Brill’s Encyclopedia of Islam (2nd Ed) online at Archive.org?

An amazing report at AWOL from Charles Jones:

Encyclopaedia of Islam, New Edition (1986-2004) Leiden, E.J.Brill

at the Internet Archive

Vol. 1
Vol. 2
Vol. 3
Vol. 4
Vol. 5
Vol. 6
Vol. 7
Vol. 8
Vol. 9
Vol. 10
Vol. 11
Vol. 12
Index

Wow.  And I say again, wow!

I don’t know why this is up there, but I am glad it is.

UPDATE: I discover that Brill are now marketing the 3rd edition as an “entirely new” work.  This means that the 2nd is now obsolete, although the historical content will, of course, be pretty much as good as ever.

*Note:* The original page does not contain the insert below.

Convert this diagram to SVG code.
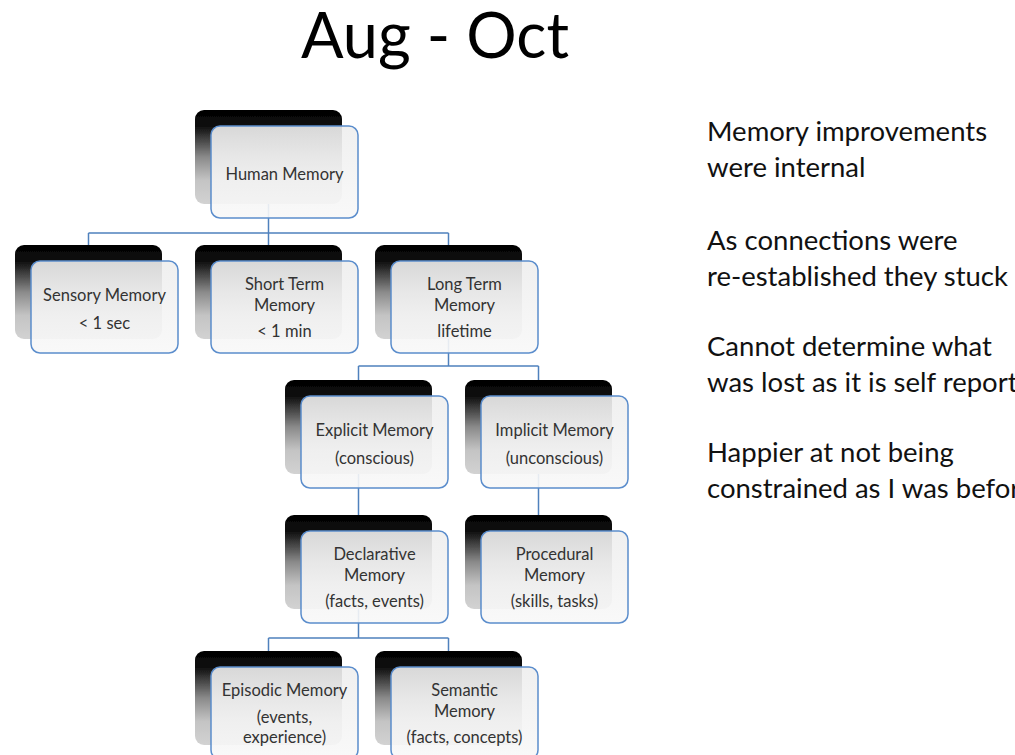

I wonder … are Brill being fiendishly clever here?

Think about it.  Take a sample online person.  Take me, for instance.  I’ve never read a page of the Encyclopedia of Islam.  I’ve never opened a copy.  I doubt I’ve ever seen a copy.  Yet here I am, tonight, at 00:34 hrs, downloading the PDF’s.  I’m pretty much certain to at least look at a couple of articles.

The Encyclopedia Iranica gets read, precisely because its articles are online.  Is this the idea?  To build market share by making an old version freely available?  To get people who would never pick up a copy interested?  To get students, who have no money, but will become academics and librarians with budgets, accustomed to  using it, to treating it as the last word, as the authoritative resource?

Let’s face it — if they are intending this, it’s working!  It’s working on me right now, drat them.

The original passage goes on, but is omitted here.